The molten rock poured into the valley of the Middle Fork of the San Joaquin River, moving downstream for at least five kilometers. This lava was eventually blocked by a natural topographic obstruction, likely a glacial moraine, causing it to pool and create a massive, insulated lava lake.
The thickness of this lava pool reached depths of up to 122 meters (400 feet) in some areas. This volume ensured the interior remained hot and insulated for a prolonged period, setting the stage for the slow, uniform cooling process required for the postpile’s unique structure.
The Unique Cooling Process Creating Columnar Basalt
Once the flow had stopped, the deep pool of basaltic lava began the slow process of solidification, a phase known as columnar jointing. Cooling occurred from the top surface exposed to the air, the sides in contact with the valley walls, and the bottom resting on cooler bedrock. As the lava lost heat and changed from a liquid to a solid state, it underwent significant thermal contraction.
This shrinkage generated immense tensile stresses within the newly formed, solid rock. To relieve this internal stress, the rock fractured, with the cracks propagating inward and downward from the cooling surfaces. The pattern of these fractures is determined by the most efficient way to release the accumulated strain, which results in a polygonal geometry.
The most energy-efficient pattern for stress relief is a network where cracks meet at 120-degree angles, which produces a six-sided, or hexagonal, column.
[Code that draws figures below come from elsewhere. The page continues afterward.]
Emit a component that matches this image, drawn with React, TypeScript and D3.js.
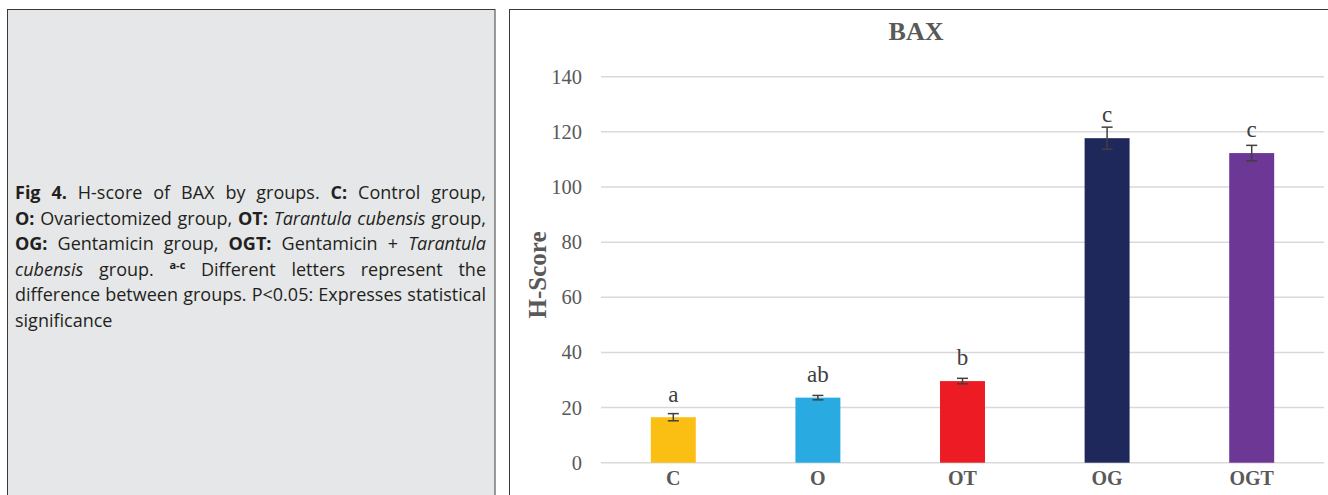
import React, { useLayoutEffect, useRef } from "react";
import * as d3 from "d3";

const categories = ["C", "O", "OT", "OG", "OGT"];
const values = [16.5, 23.6, 29.6, 117.7, 112.3];
const errors = [1.3, 0.8, 1.0, 4.0, 2.8];
const letters = ["a", "ab", "b", "c", "c"];
const colors = ["#FBBF14", "#29ABE2", "#ED1C24", "#1F285A", "#6C3795"];
const yTicks = [0, 20, 40, 60, 80, 100, 120, 140];
const chartTitle = "BAX";
const yTitle = "H-Score";

type Seg = { t: string; b?: boolean; i?: boolean; sup?: boolean };
const captionLines: Seg[][] = [
  [{ t: "Fig 4.", b: true }, { t: " H-score of BAX by groups. " }, { t: "C:", b: true }, { t: " Control group," }],
  [{ t: "O:", b: true }, { t: " Ovariectomized group, " }, { t: "OT:", b: true }, { t: " " }, { t: "Tarantula cubensis", i: true }, { t: " group," }],
  [{ t: "OG:", b: true }, { t: " Gentamicin group, " }, { t: "OGT:", b: true }, { t: " Gentamicin + " }, { t: "Tarantula", i: true }],
  [{ t: "cubensis", i: true }, { t: " group. " }, { t: "a-c", sup: true }, { t: " Different letters represent the" }],
  [{ t: "difference between groups. P<0.05: Expresses statistical" }],
  [{ t: "significance" }],
];

export default function App() {
  const lineRefs = useRef<(SVGTextElement | null)[]>([]);
  const capX0 = 15;
  const capX1 = 486;

  useLayoutEffect(() => {
    lineRefs.current.forEach((el, idx) => {
      if (!el || idx === captionLines.length - 1) return;
      el.style.wordSpacing = "0px";
      const w = el.getComputedTextLength();
      const text = el.textContent || "";
      const spaces = (text.match(/ /g) || []).length;
      if (spaces > 0) {
        el.style.wordSpacing = `${(capX1 - capX0 - w) / spaces}px`;
      }
    });
  }, []);

  const x = d3
    .scaleBand<string>()
    .domain(categories)
    .range([601, 1324])
    .paddingInner(0.689)
    .paddingOuter(0.3445);
  const y = d3.scaleLinear().domain([0, 140]).range([462.7, 76.7]);
  const serif = "'Liberation Serif', 'Times New Roman', serif";
  const bw = x.bandwidth();

  return (
    <svg
      width={1328}
      height={495}
      style={{ position: "absolute", left: 0, top: 0, display: "block" }}
    >
      <rect x={0} y={0} width={1328} height={495} fill="#ffffff" />
      {/* left caption panel */}
      <rect x={7.5} y={9.5} width={487.5} height={520} fill="#e6e7e8" stroke="#3a3a3a" strokeWidth={1} />
      {captionLines.map((line, li) => (
        <text
          key={li}
          ref={(el) => {
            lineRefs.current[li] = el;
          }}
          x={capX0}
          y={199 + li * 25.5}
          fontFamily="'Open Sans', 'Noto Sans', sans-serif"
          fontSize={18}
          fill="#231f20"
          style={{ whiteSpace: "pre" }}
        >
          {line.map((s, si) =>
            s.sup ? (
              <tspan key={si} fontSize={11} fontWeight="bold" dy={-7}>
                {s.t}
              </tspan>
            ) : (
              <tspan
                key={si}
                fontWeight={s.b ? "bold" : "normal"}
                fontStyle={s.i ? "italic" : "normal"}
                dy={si > 0 && line[si - 1].sup ? 7 : 0}
              >
                {s.t}
              </tspan>
            )
          )}
        </text>
      ))}

      {/* right chart panel */}
      <rect x={509.5} y={9.5} width={840} height={520} fill="#ffffff" stroke="#3a3a3a" strokeWidth={1} />
      <text
        x={916}
        y={40}
        textAnchor="middle"
        fontFamily={serif}
        fontWeight="bold"
        fontSize={26}
        fill="#595959"
      >
        {chartTitle}
      </text>

      {yTicks.map((t) => (
        <g key={t}>
          <line x1={601} x2={1324} y1={y(t)} y2={y(t)} stroke="#d9d9d9" strokeWidth={1.5} />
          <text
            x={582}
            y={y(t) + 7}
            textAnchor="end"
            fontFamily={serif}
            fontSize={20.5}
            fill="#595959"
          >
            {t}
          </text>
        </g>
      ))}

      <text
        transform={`translate(546,275) rotate(-90)`}
        textAnchor="middle"
        fontFamily={serif}
        fontWeight="bold"
        fontSize={25}
        fill="#595959"
      >
        {yTitle}
      </text>

      {categories.map((c, i) => {
        const cx = (x(c) as number) + bw / 2;
        const top = y(values[i]);
        return (
          <g key={c}>
            <rect x={x(c)} y={top} width={bw} height={y(0) - top} fill={colors[i]} />
            <line x1={cx} x2={cx} y1={y(values[i] + errors[i])} y2={y(values[i] - errors[i])} stroke="#404040" strokeWidth={1.5} />
            <line x1={cx - 5.5} x2={cx + 5.5} y1={y(values[i] + errors[i])} y2={y(values[i] + errors[i])} stroke="#404040" strokeWidth={1.5} />
            <line x1={cx - 5.5} x2={cx + 5.5} y1={y(values[i] - errors[i])} y2={y(values[i] - errors[i])} stroke="#404040" strokeWidth={1.5} />
            <text x={cx} y={top - 15.7} textAnchor="middle" fontFamily={serif} fontSize={23} fill="#404040">
              {letters[i]}
            </text>
            <text x={cx} y={485} textAnchor="middle" fontFamily={serif} fontWeight="bold" fontSize={20} fill="#595959">
              {c}
            </text>
          </g>
        );
      })}
    </svg>
  );
}
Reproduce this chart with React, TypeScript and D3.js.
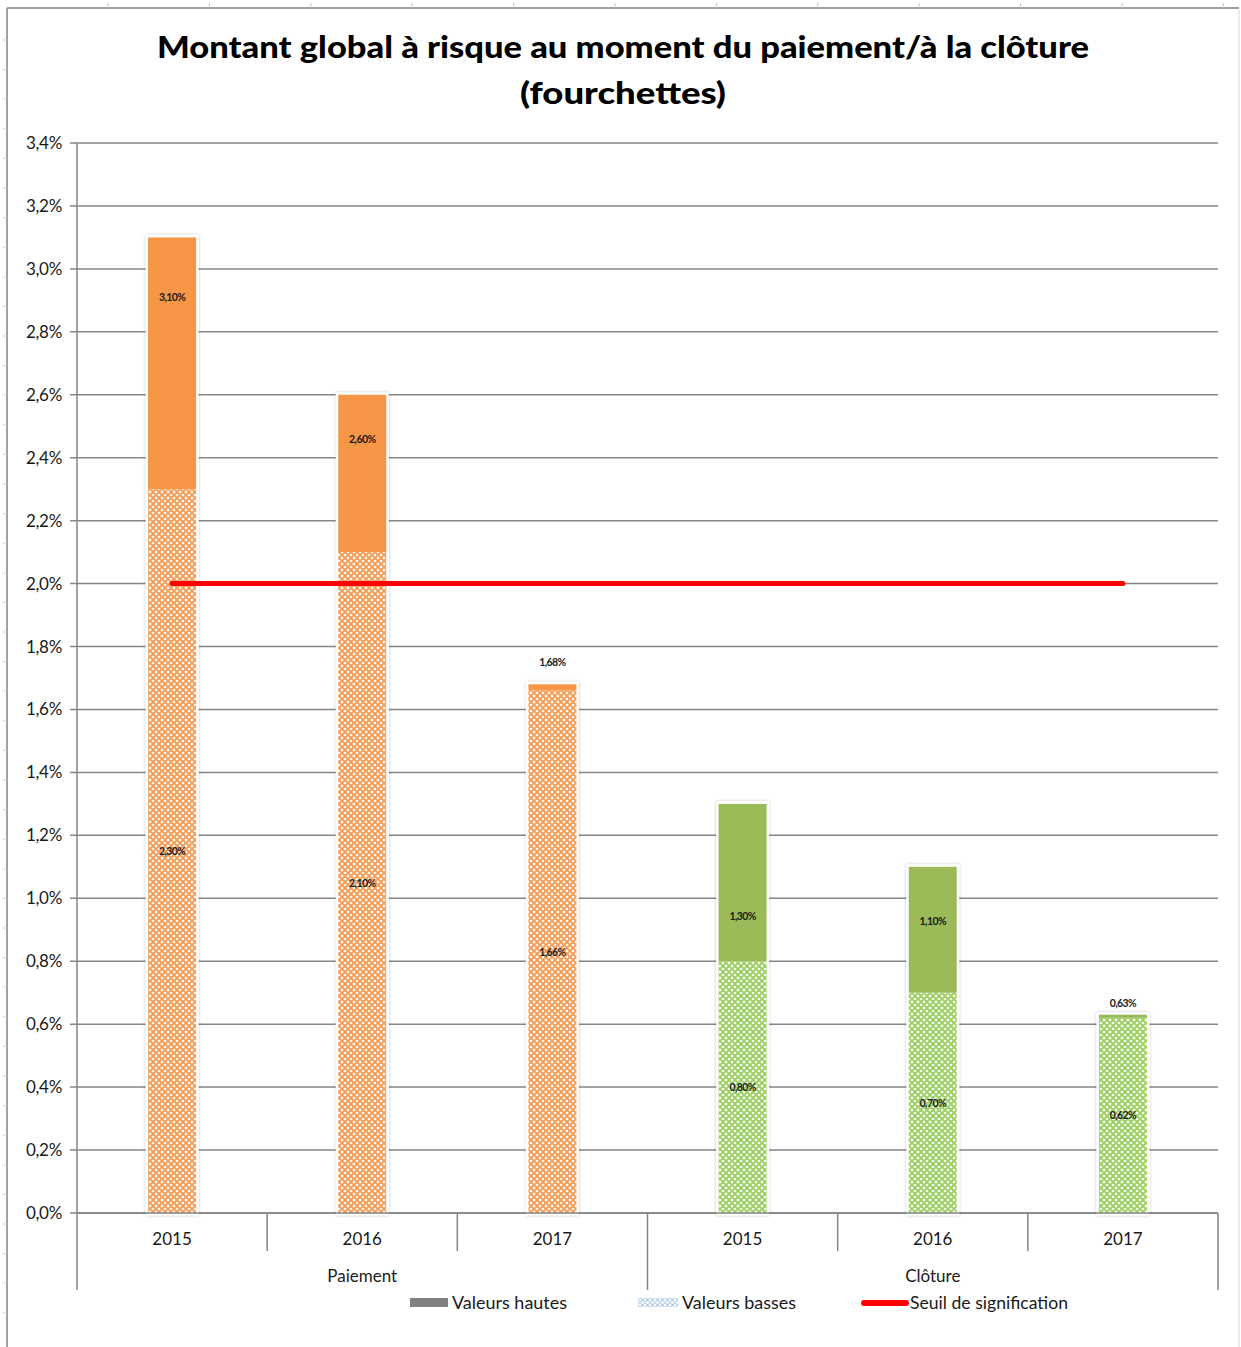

While the columns at the Postpile exhibit a range of sides, the formation is recognized because an unusually high percentage, about 55%, are perfect hexagons. The impressive length of the columns, reaching up to 18 meters (60 feet), is a direct consequence of the lava’s remarkable depth and the slow, uniform rate of cooling and fracture propagation.
Glacial Sculpting and Exposure
Long after the columns had solidified, the final stage of the monument’s formation began with the arrival of massive alpine glaciers during the Pleistocene Ice Age. Beginning around 10,000 to 12,000 years ago, a river of ice flowed through the valley, acting as a powerful agent of erosion. The moving glacier easily stripped away the surrounding, less-resistant rock and sediment.
This abrasive action excavated much of the original lava flow, exposing the hard basalt columns hidden within the interior of the solidified mass. The glacier cut a vertical face into the formation, revealing the sheer wall of columns that stands today.
The top surface of the Postpile bears the clearest evidence of this glacial activity. Fine silt and sand embedded in the moving ice functioned like a massive natural scouring pad, polishing the column tops to a smooth, flat surface known as glacial polish. Coarser debris dragged across the surface, leaving behind parallel grooves, or striations, which show the direction of the ice flow.